Poetry has the opportunity, perhaps even the imperative, to make bi+ experiences more visible, and there are a number of contemporary poets who are writing about bi+ identities. In addition to Castillo and Jordan, poets like Brenda Shaughnessy, Rebecca Hazelton, and Rosebud Ben-Oni have all offered unique and nuanced portrayals of bi+ speakers. Both Hazelton and Ben-Oni examine sexual experiences with men and women, sometimes within the same poem.

In Hazelton’s “Late Youth,” she addresses a past lover, a person whose gender has not been identified but who’s described as having a “solid torso and thighs, / your breasts hardly there” and is not considered one of the “young, earnest men” who came before. Hazelton’s speaker says that the past lover “erased [the men] entirely.” This poem negotiates gender preference, commitment questions, and lost love through the clarifying distance of years; the poem ends:

You were a person with a body, and flaws,
and sometimes you were unkind,
as was I. And worse,
you loved me,
and had always seen these things.

“You were a person with a body, and flaws” reasserts the personhood of the addressee without underscoring the person’s gender identity—a compelling, if not deeply kind gesture.

Rosebud Ben-Oni’s poem “Even Doves Have Pride,” on the other hand, reads more like invective about a past girlfriend. “It’s the straight girl I dated who’s the most outraged / I married a man,” she writes, negotiating some of the discriminatory expectations that bi+ people face. Hera Lindsay Bird’s poem “Bisexuality,” on the other hand, confirms, perhaps with a tongue in cheek, a common misconception about non-monosexual people: “Everyone assumes you want to fuck them………and they’re right.” Bird presents several analogies for bisexuality here as well:

It’s hard to know what bisexuality means
It just…….comes over you, like an urban sandstorm
When a fish crawls up onto land?—that’s bisexuality
It’s an ancient sexual amphibiousness

This “sexual amphibiousness” reminds one of “between-ness” Castillo identified.

In a recent feature on the West Branch blog, poet Kathy Fagan writes about the intersections between her poetry and bisexuality, and how she identifies with the “non-mainstream”:

I don’t know, to this day, whether inherent queerness made me a poet, or if it was inherent poetness that made me queer, but behind both are, I see now, a powerful identification with the non-mainstream and a natural feminism made infinitely stronger by virtue of having once been in love with a woman.

Fagan’s cause-and-effect connections between queerness and poetness is interesting, in part because it implies that the poet, that is, the state of being a poet, is inherently rooted in a kind of ineffability and between-ness—a compelling thought indeed.

More poetry about bi+ identities and more institutional and community recognition of the queerness of poets writing out of or beyond their bi+ identities will make visible bi+ experiences within the literary community.

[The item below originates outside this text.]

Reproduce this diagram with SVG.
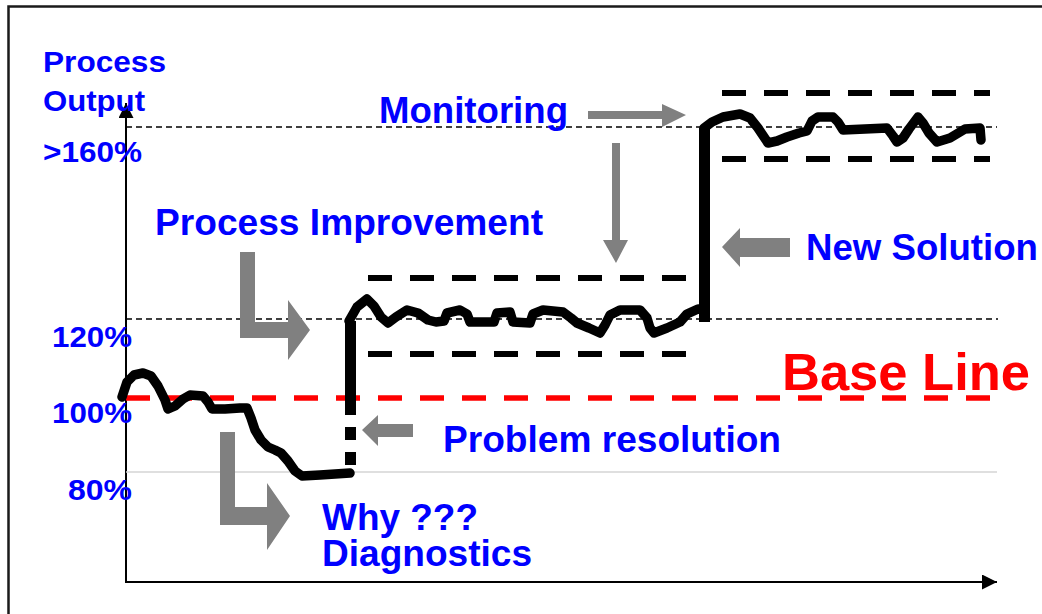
<svg xmlns="http://www.w3.org/2000/svg" width="1042" height="614" viewBox="0 0 1042 614">
  <defs>
    <style>
      .lbl { font-family: "Liberation Sans", Arial, sans-serif; font-weight: bold; fill: #0000ff; }
      .axis-lbl { font-size: 30px; }
      .big-lbl { font-size: 36px; }
      .ref { fill: none; stroke: #000; stroke-width: 1.3; stroke-dasharray: 6 4; }
      .band { fill: none; stroke: #000; stroke-width: 6; stroke-dasharray: 24 18; }
      .trace { fill: none; stroke: #000; stroke-width: 9.5; stroke-linejoin: round; stroke-linecap: round; }
      .pointer { fill: #808080; stroke: none; }
    </style>
    <marker id="axisHead" viewBox="0 0 10 10" refX="10" refY="5" markerWidth="15" markerHeight="15" markerUnits="userSpaceOnUse" orient="auto">
      <path d="M0,0 L10,5 L0,10 Z" fill="#000"/>
    </marker>
  </defs>

  <rect width="1042" height="614" fill="#fff"/>
  <!-- outer frame (right and bottom edges run past the canvas) -->
  <rect x="8.5" y="6.5" width="1050" height="630" fill="none" stroke="#1a1a1a" stroke-width="2.5"/>

  <!-- axes -->
  <g id="axes" stroke="#000" stroke-width="2" fill="none">
    <line x1="126" y1="583" x2="126" y2="103" marker-end="url(#axisHead)"/>
    <line x1="126" y1="582" x2="997" y2="582" marker-end="url(#axisHead)"/>
  </g>

  <!-- reference levels -->
  <g id="levels">
    <line x1="126" y1="472" x2="997" y2="472" stroke="#d4d4d4" stroke-width="1.5"/>
    <line class="ref" x1="126" y1="127" x2="997" y2="127"/>
    <line class="ref" x1="126" y1="319" x2="998" y2="319"/>
    <line x1="126" y1="398" x2="992" y2="398" stroke="#ff0000" stroke-width="5.5" stroke-dasharray="24 18"/>
  </g>

  <!-- control bands -->
  <g id="bands">
    <line class="band" x1="368" y1="278" x2="686" y2="278"/>
    <line class="band" x1="368" y1="354" x2="686" y2="354"/>
    <line class="band" x1="722" y1="93" x2="990" y2="93"/>
    <line class="band" x1="722" y1="159" x2="990" y2="159"/>
  </g>

  <!-- process output trace -->
  <g id="trace">
    <polyline class="trace" points="122,397 127,382 134,375 143,373 151,376 158,386 165,400 168,409 175,406 183,399 190,395 203,396 208,402 212,409 225,409 240,408 247,408 251,418 255,430 261,440 268,447 275,450 281,453 288,461 295,471 302,476 320,475 350,473"/>
    <!-- step down before the fix -->
    <line x1="350.5" y1="402" x2="350.5" y2="475" stroke="#000" stroke-width="11" stroke-dasharray="13 12"/>
    <line x1="350.5" y1="321" x2="350.5" y2="402" stroke="#000" stroke-width="11"/>
    <polyline class="trace" points="349,321 357,307 367,299 374,306 381,317 388,323 396,317 407,310 418,313 428,320 436,322 444,321 447,313 460,310 467,314 470,322 494,322 497,313 510,312 513,322 530,323 533,314 543,310 563,312 571,318 577,323 589,328 600,333 605,325 610,315 620,310 640,310 647,318 650,328 654,333 667,328 680,322 687,314 698,309 704,310"/>
    <!-- step up to new level -->
    <line x1="704.5" y1="322" x2="704.5" y2="128" stroke="#000" stroke-width="11"/>
    <polyline class="trace" points="704,128 712,122 723,117 740,114 750,118 758,128 768,143 777,141 787,137 799,133 807,131 812,121 818,117 833,117 838,122 843,130 865,129 887,128 893,136 897,142 903,138 909,129 918,117 923,123 929,133 937,142 950,138 965,129 980,128 981,140"/>
  </g>

  <!-- labels -->
  <g id="label-process-output">
    <text class="lbl axis-lbl" x="43" y="72" textLength="123" lengthAdjust="spacingAndGlyphs">Process</text>
    <text class="lbl axis-lbl" x="43" y="111" textLength="102" lengthAdjust="spacingAndGlyphs">Output</text>
  </g>
  <g id="label-160"><text class="lbl axis-lbl" x="43" y="162" textLength="99" lengthAdjust="spacingAndGlyphs">&gt;160%</text></g>
  <g id="label-120"><text class="lbl axis-lbl" x="52" y="347" textLength="80" lengthAdjust="spacingAndGlyphs">120%</text></g>
  <g id="label-100"><text class="lbl axis-lbl" x="52" y="423" textLength="80" lengthAdjust="spacingAndGlyphs">100%</text></g>
  <g id="label-80"><text class="lbl axis-lbl" x="68" y="500" textLength="64" lengthAdjust="spacingAndGlyphs">80%</text></g>

  <g id="label-monitoring"><text class="lbl big-lbl" x="379" y="123" textLength="189" lengthAdjust="spacingAndGlyphs">Monitoring</text></g>
  <g id="label-improvement"><text class="lbl big-lbl" x="155" y="235" textLength="388" lengthAdjust="spacingAndGlyphs">Process Improvement</text></g>
  <g id="label-new-solution"><text class="lbl big-lbl" x="806" y="260" textLength="232" lengthAdjust="spacingAndGlyphs">New Solution</text></g>
  <g id="label-base-line"><text x="782" y="390" font-family="Liberation Sans, Arial, sans-serif" font-weight="bold" font-size="52" fill="#ff0000" textLength="248" lengthAdjust="spacingAndGlyphs">Base Line</text></g>
  <g id="label-resolution"><text class="lbl big-lbl" x="443" y="452" textLength="338" lengthAdjust="spacingAndGlyphs">Problem resolution</text></g>
  <g id="label-diagnostics">
    <text class="lbl big-lbl" x="322" y="530" textLength="156" lengthAdjust="spacingAndGlyphs">Why ???</text>
    <text class="lbl big-lbl" x="322" y="566" textLength="210" lengthAdjust="spacingAndGlyphs">Diagnostics</text>
  </g>

  <!-- pointer arrows -->
  <g id="connectors" class="pointer">
    <!-- Monitoring → upper band -->
    <polygon points="588,111 662,111 662,104 686,115 662,127 662,119 588,119"/>
    <!-- Monitoring ↓ middle band -->
    <polygon points="612,143 620,143 620,240 628,240 616,263 603,240 612,240"/>
    <!-- New Solution ← step -->
    <polygon points="790,238 740,238 740,228 722,247 740,267 740,257 790,257"/>
    <!-- Problem resolution ← step -->
    <polygon points="413,424 378,424 378,415 362,430 378,446 378,437 413,437"/>
    <!-- Process Improvement bent arrow -->
    <polygon points="240,252 255,252 255,322 288,322 288,300 310,330 288,360 288,338 240,338"/>
    <!-- Why / Diagnostics bent arrow -->
    <polygon points="220,432 235,432 235,507 267,507 267,483 290,516 267,550 267,525 220,525"/>
  </g>
</svg>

There has been progress. Lambda Literary has finally added a Bisexual Poetry category for their 2019 Awards, thirty years after their inception, and a call for submissions recently went out for bisexual poetry anthologies. A number of bi+ poets appear in recent anthologies of queer poets, including Nepantla: An Anthology Dedicated to Queer Poets of Color. But there’s still more to be done to bring bi+ experiences the named visibility and validation of other queer experiences. Since coming out, I have been disheartened to learn that many bi+ poets I know, especially women, feel uncomfortable claiming that they belong to a LGBTQIA+ literary community. For that reason, I hope that our literary institutions continue to explore ways in which they can visibly recognize bi+ experiences as essential to our larger literary landscape.